In 1995, Chicago paid $5 million for an African-American consultant to work with a blue-ribbon panel to devise a race-neutral exam for promoting firefighters. Unfortunately, in the end result, whites were twice as likely to score “well-qualified” as blacks. In 2002, when it ran out of candidates who scored 89, Chicago stopped requiring that promoted firefighters score that high, and a federal district court has decided as a result that the test was racially discriminatory for the previous seven years. Chicago taxpayers may be on the hook for as much as an additional $80 million in back pay and front pay. (Glenn Jeffers, “Judge rules city fire exam biased”, Chicago Tribune, Mar. 23; AP/Chicago Sun-Times, Mar. 23; Fran Spielman, “Exam bias ruling may cost city $80 million in firefighter lawsuit”, Chicago Sun-Times, Mar. 24).

A question for readers: none of the press has mentioned it, but, in 2001, a labor arbitrator ruled that the city discriminates against whites when it promotes a lower-scoring minority over a white. (Fran Spielman, “City ordered to promote white firefighters”, Chicago Sun-Times, Apr. 14, 2001). In 2002, a federal jury found that the 1986 test was fair, and that the city discriminated by promoting lower-scoring minorities over whites, awarding millions. (AP, May 18, 2002). These would appear to put the city in an impossible position. Or has something happened in the interim that obviates these earlier rulings? As an experiment, I’ve opened comments; please restrict your remarks to this latter question, and please remain civil and respectful.

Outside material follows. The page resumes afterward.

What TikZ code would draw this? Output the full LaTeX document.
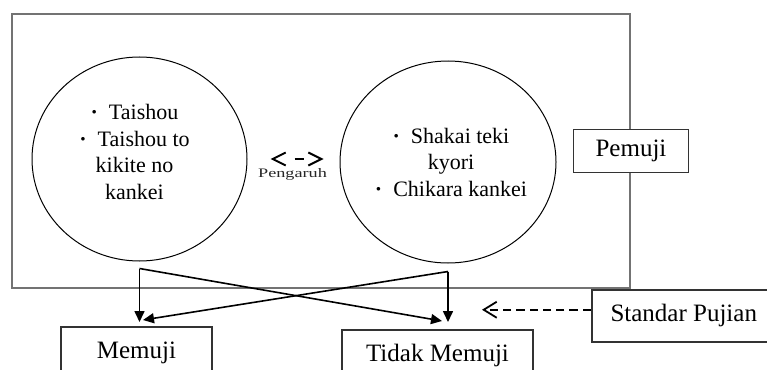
\documentclass[tikz,border=0pt]{standalone}
\usepackage{fontspec}
\setmainfont{Liberation Serif}
\usepackage{tikz}
\usetikzlibrary{shapes}
\usetikzlibrary{arrows.meta}

\begin{document}
\begin{tikzpicture}[x=1pt, y=-1pt, >={Triangle[length=11pt,width=10pt]},
  bubble/.style={draw, ellipse, line width=1pt, inner sep=0pt},
  items/.style={align=center, font=\fontsize{22}{26.5}\selectfont},
  box/.style={draw=black!80, line width=1.5pt, fill=white, inner sep=0pt, font=\fontsize{25}{30}\selectfont},
  flow/.style={->, line width=1.6pt},
  hint/.style={line width=1.8pt, dash pattern=on 8.3pt off 5pt, -{Straight Barb[length=13pt,width=16pt]}},
  mutual/.style={line width=2pt, dash pattern=on 0pt off 21pt on 9pt off 40pt, {Straight Barb[length=13pt,width=13pt]}-{Straight Barb[length=13pt,width=13pt]}}]
\useasboundingbox (0,0) rectangle (767,369);

\node[name=frame, draw=black!55, line width=2pt, minimum width=618, minimum height=274] at (321,151){};

\node[name=taishou, bubble, minimum width=215, minimum height=204] at (139.5,159){};
\node[name=taishou_text, items, at=(taishou.center), xshift=-5, yshift=7]{\textbf{·}\enspace Taishou\\ \textbf{·}\enspace Taishou to\\ kikite no\\ kankei};
\node[name=shakai, bubble, minimum width=216, minimum height=202] at (448,162){};
\node[name=shakai_text, items, at=(shakai.center), xshift=3]{\textbf{·}\enspace Shakai teki\\ kyori\\ \textbf{·}\enspace Chikara kankei};

\node[name=influence, font=\fontsize{13}{14}\selectfont, text=black!85] at (292.5,174){\scalebox{1.4}[1]{Pengaruh}};
\draw[mutual]([xshift=23]taishou.east) -- ++(53,0);

\node[name=pemuji, box, minimum width=115, minimum height=43, at=(frame.east)]{Pemuji};
\node[name=standar, box, minimum width=184, minimum height=52, anchor=north west] at (591,289){Standar Pujian};
\node[name=memuji, box, minimum width=151, minimum height=52, anchor=north] at (136.5,326){Memuji};
\node[name=tidak, box, minimum width=191, minimum height=52, anchor=north] at (437.5,329){Tidak Memuji};

\draw([yshift=-7]taishou.south) edge[flow]([xshift=3,yshift=4]memuji.north);
\draw([yshift=-7]taishou.south) edge[flow]([xshift=4.5,yshift=8]tidak.north);
\draw([yshift=-8]shakai.south) edge[flow]([xshift=10.5,yshift=7]tidak.north);
\draw([yshift=-8]shakai.south) edge[flow]([xshift=6.5,yshift=6]memuji.north);
\draw[hint]([yshift=6]standar.west) -- ++(-109,0);
\end{tikzpicture}
\end{document}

Update: the 2002 decision’s reverse-discrimination finding was affirmed in Biondo v. Chicago (7th Cir. Aug. 27, 2004), though the damages award was vacated. (Schrank blog discussion).

The decisions are arguably reconcilable: the two exams are different; Biondo involved an explicit quota. On the other hand, page 5 of the Biondo slip opinion explicitly endorsed the methodology used by Chicago that the district court condemned this week.